The Imagineer in me sees Argus as a natural interferometer -- an instrument designed to achieve high resolution of distant stars (and who knows, maybe even distant ideas) by connecting two or more telescopes (eyes) to operate as a single instrument, where incoming light (or thought-beam) is split and recombined to form interference waves or phenomena, recording data that can be computed and imaged. Interestingly, a hundred or so years after Riccioli, the English visionary poet Samuel Taylor Coleridge wrote in one of his notebooks: "He looked at his own Soul with a Telescope. What seemed all irregular [interference waves?], he saw and shewed to be beautiful Constellations [images?]; and he added to the Consciousness hidden worlds within worlds." Eureka! All the more circumstantial evidence that the celestial ocean of history has its star-transformed Men.

Lastly, it is known that Albert Einstein kept H. P. Blavatsky's The Secret Doctrine at his desk. I feel sure that his perusal of her 19th-century re-introduction of "cosmic" and "human" life gave him pause to sort out his epiphany when he intuitively concluded: "The cosmic religious feeling is a deep conviction of the rationality of the universe. It is the most important function of art and science to awaken this feeling."

"Awaken" indeed! With these evidences of adage, art, myth, etc., punctuated with profound Hubble Space Telescope images, we can begin to see, like Argus, a hundredfold through the many light-gathering eyes of our "interferometer" Selves. -- WYNN WOLFE

PS: I just came across this example of "speckle interferometry" from Kitt Peak Observatory: the image of a star is reconstructed after being broken up by passage of starlight through the earth's atmosphere.

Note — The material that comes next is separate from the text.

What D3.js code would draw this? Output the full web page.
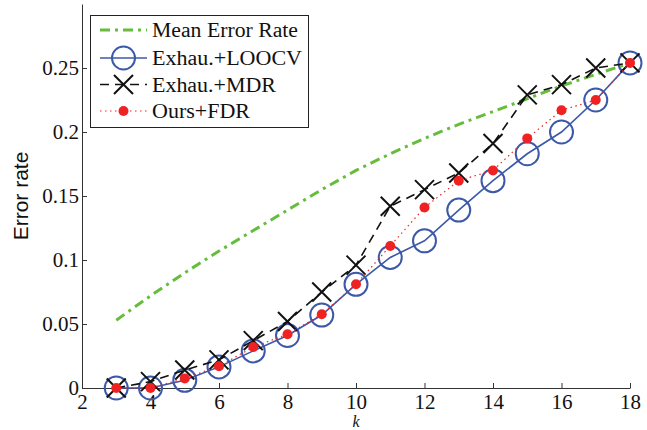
<!DOCTYPE html>
<html>
<head>
<meta charset="utf-8">
<script src="https://cdn.jsdelivr.net/npm/d3@7"></script>
<style>
  html, body { margin: 0; padding: 0; background: #fff; }
  svg { display: block; }
</style>
</head>
<body>
<div id="chart"></div>
<script>
// values
const kValues = [3, 4, 5, 6, 7, 8, 9, 10, 11, 12, 13, 14, 15, 16, 17, 18];
const meanError = [0.053, 0.072, 0.090, 0.107, 0.123, 0.139, 0.155, 0.170, 0.183, 0.195, 0.206, 0.216, 0.226, 0.236, 0.245, 0.254];
const loocv = [0, 0, 0.006, 0.0165, 0.029, 0.041, 0.057, 0.081, 0.102, 0.115, 0.139, 0.162, 0.183, 0.200, 0.225, 0.254];
const mdr = [0, 0.005, 0.014, 0.022, 0.037, 0.052, 0.075, 0.096, 0.142, 0.155, 0.168, 0.191, 0.229, 0.237, 0.250, 0.254];
const fdr = [0, 0, 0.0075, 0.017, 0.032, 0.042, 0.0576, 0.081, 0.111, 0.141, 0.162, 0.170, 0.195, 0.217, 0.225, 0.254];
const xTicks = [2, 4, 6, 8, 10, 12, 14, 16, 18];
const yTicks = [0, 0.05, 0.1, 0.15, 0.2, 0.25];
const legendNames = ["Mean Error Rate", "Exhau.+LOOCV", "Exhau.+MDR", "Ours+FDR"];

const width = 647;
const height = 430;
const serif = "'Liberation Serif', 'Times New Roman', serif";

const colGreen = "#66bd3c";
const colBlue = "#3c58a8";
const colBlack = "#111";
const colRed = "#ee2222";

const svg = d3.select("#chart")
  .append("svg")
  .attr("width", width)
  .attr("height", height);

svg.append("rect").attr("width", width).attr("height", height).attr("fill", "#fff");

const x = d3.scaleLinear().domain([2, 18]).range([82, 630]);
const y = d3.scaleLinear().domain([0, 0.3]).range([388, 4]);

// axes, ticks point inward like matlab
const xAxis = (g) => g
  .call(d3.axisBottom(x).tickValues(xTicks).tickSizeInner(-5).tickSizeOuter(0).tickPadding(6)
    .tickFormat(d3.format("d")))
  .call((g) => g.selectAll("text").attr("font-family", serif).attr("font-size", 21).attr("fill", "#111"))
  .call((g) => g.selectAll("line, path").attr("stroke", "#333"));

const yAxis = (g) => g
  .call(d3.axisLeft(y).tickValues(yTicks).tickSizeInner(-5).tickSizeOuter(0).tickPadding(3)
    .tickFormat((d) => d === 0 ? "0" : String(+d.toFixed(2))))
  .call((g) => g.selectAll("text").attr("font-family", serif).attr("font-size", 21).attr("fill", "#111"))
  .call((g) => g.selectAll("line, path").attr("stroke", "#333"));

svg.append("g").attr("transform", `translate(0,${y(0)})`).call(xAxis);
svg.append("g").attr("transform", `translate(${x(2)},0)`).call(yAxis);

// axis titles
svg.append("text")
  .attr("x", x(10))
  .attr("y", 427)
  .attr("text-anchor", "middle")
  .attr("font-family", serif)
  .attr("font-style", "italic")
  .attr("font-size", 16)
  .attr("fill", "#111")
  .text("k");

svg.append("text")
  .attr("transform", "translate(28,196) rotate(-90)")
  .attr("text-anchor", "middle")
  .attr("font-family", "'Liberation Sans', Arial, sans-serif")
  .attr("font-size", 21)
  .attr("fill", "#111")
  .text("Error rate");

const line = d3.line().x((d) => x(d[0])).y((d) => y(d[1]));
const pairs = (vals) => kValues.map((k, i) => [k, vals[i]]);

// mean error rate, dash-dot
svg.append("path")
  .datum(pairs(meanError))
  .attr("d", line)
  .attr("fill", "none")
  .attr("stroke", colGreen)
  .attr("stroke-width", 3)
  .attr("stroke-dasharray", "10,5,3,5");

// exhaustive + loocv, solid with circles
svg.append("path")
  .datum(pairs(loocv))
  .attr("d", line)
  .attr("fill", "none")
  .attr("stroke", colBlue)
  .attr("stroke-width", 1.6);
svg.append("g")
  .selectAll("circle")
  .data(pairs(loocv))
  .enter()
  .append("circle")
  .attr("cx", (d) => x(d[0]))
  .attr("cy", (d) => y(d[1]))
  .attr("r", 11.5)
  .attr("fill", "none")
  .attr("stroke", colBlue)
  .attr("stroke-width", 2);

// exhaustive + mdr, dashed with crosses
const crossPath = (cx, cy, s) =>
  `M${cx - s},${cy - s}L${cx + s},${cy + s}M${cx - s},${cy + s}L${cx + s},${cy - s}`;

svg.append("path")
  .datum(pairs(mdr))
  .attr("d", line)
  .attr("fill", "none")
  .attr("stroke", colBlack)
  .attr("stroke-width", 1.6)
  .attr("stroke-dasharray", "9,6");
svg.append("g")
  .selectAll("path")
  .data(pairs(mdr))
  .enter()
  .append("path")
  .attr("d", (d) => crossPath(x(d[0]), y(d[1]), 9.5))
  .attr("stroke", colBlack)
  .attr("stroke-width", 2);

// ours + fdr, dotted with filled dots
svg.append("path")
  .datum(pairs(fdr))
  .attr("d", line)
  .attr("fill", "none")
  .attr("stroke", colRed)
  .attr("stroke-width", 1.2)
  .attr("stroke-dasharray", "1.5,3.5");
svg.append("g")
  .selectAll("circle")
  .data(pairs(fdr))
  .enter()
  .append("circle")
  .attr("cx", (d) => x(d[0]))
  .attr("cy", (d) => y(d[1]))
  .attr("r", 5)
  .attr("fill", colRed);

// legend
const legend = svg.append("g");
legend.append("rect")
  .attr("x", 90.5)
  .attr("y", 15.5)
  .attr("width", 218)
  .attr("height", 112)
  .attr("fill", "#fff")
  .attr("stroke", "#222")
  .attr("stroke-width", 1);

const rowY = [30, 58, 84.5, 111];
const textWidths = [146, 150, 124, 98];
const sx0 = 100, sx1 = 147, scx = 123.5;

const styles = [
  { color: colGreen, width: 3, dash: "10,5,3,5" },
  { color: colBlue, width: 1.6, dash: null },
  { color: colBlack, width: 1.6, dash: "9,6" },
  { color: colRed, width: 1.2, dash: "1.5,3.5" },
];

legendNames.forEach((name, i) => {
  const st = styles[i];
  const ly = rowY[i];
  legend.append("line")
    .attr("x1", sx0).attr("x2", sx1)
    .attr("y1", ly).attr("y2", ly)
    .attr("stroke", st.color)
    .attr("stroke-width", st.width)
    .attr("stroke-dasharray", st.dash);
  if (i === 1) {
    legend.append("circle").attr("cx", scx).attr("cy", ly).attr("r", 11.5)
      .attr("fill", "none").attr("stroke", colBlue).attr("stroke-width", 2);
  } else if (i === 2) {
    legend.append("path").attr("d", crossPath(scx, ly, 9.5))
      .attr("stroke", colBlack).attr("stroke-width", 2);
  } else if (i === 3) {
    legend.append("circle").attr("cx", scx).attr("cy", ly).attr("r", 5).attr("fill", colRed);
  }
  legend.append("text")
    .attr("x", 152)
    .attr("y", ly + 7)
    .attr("font-family", serif)
    .attr("font-size", 20.5)
    .attr("textLength", textWidths[i])
    .attr("lengthAdjust", "spacingAndGlyphs")
    .attr("fill", "#111")
    .text(name);
});
</script>
</body>
</html>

The inset photo (upper left) of the double star system Capella shows many tiny individual images that constitute the large blurred object we normally see. A large number of very short exposures were taken, freezing the star in time as it twinkles. The final computer-processed image shows the brighter G5 giant star at the center, its G0 companion appearing twice, one on each side. One is real, and the other is a "ghost image."

Isn't this star-focusing process analogous to the human-focusing creative process? A bright concept or idea hovers in the celestial vault of our mind, at first appearing fuzzy. Then, through the "Argus" of ourselves, we are able to take a large number of short exposures, freezing our bright idea's light in time as it twinkles in and becomes the product of our creative effort. I say again, "Look at this fantastic picture -- it, too, is a picture of us!"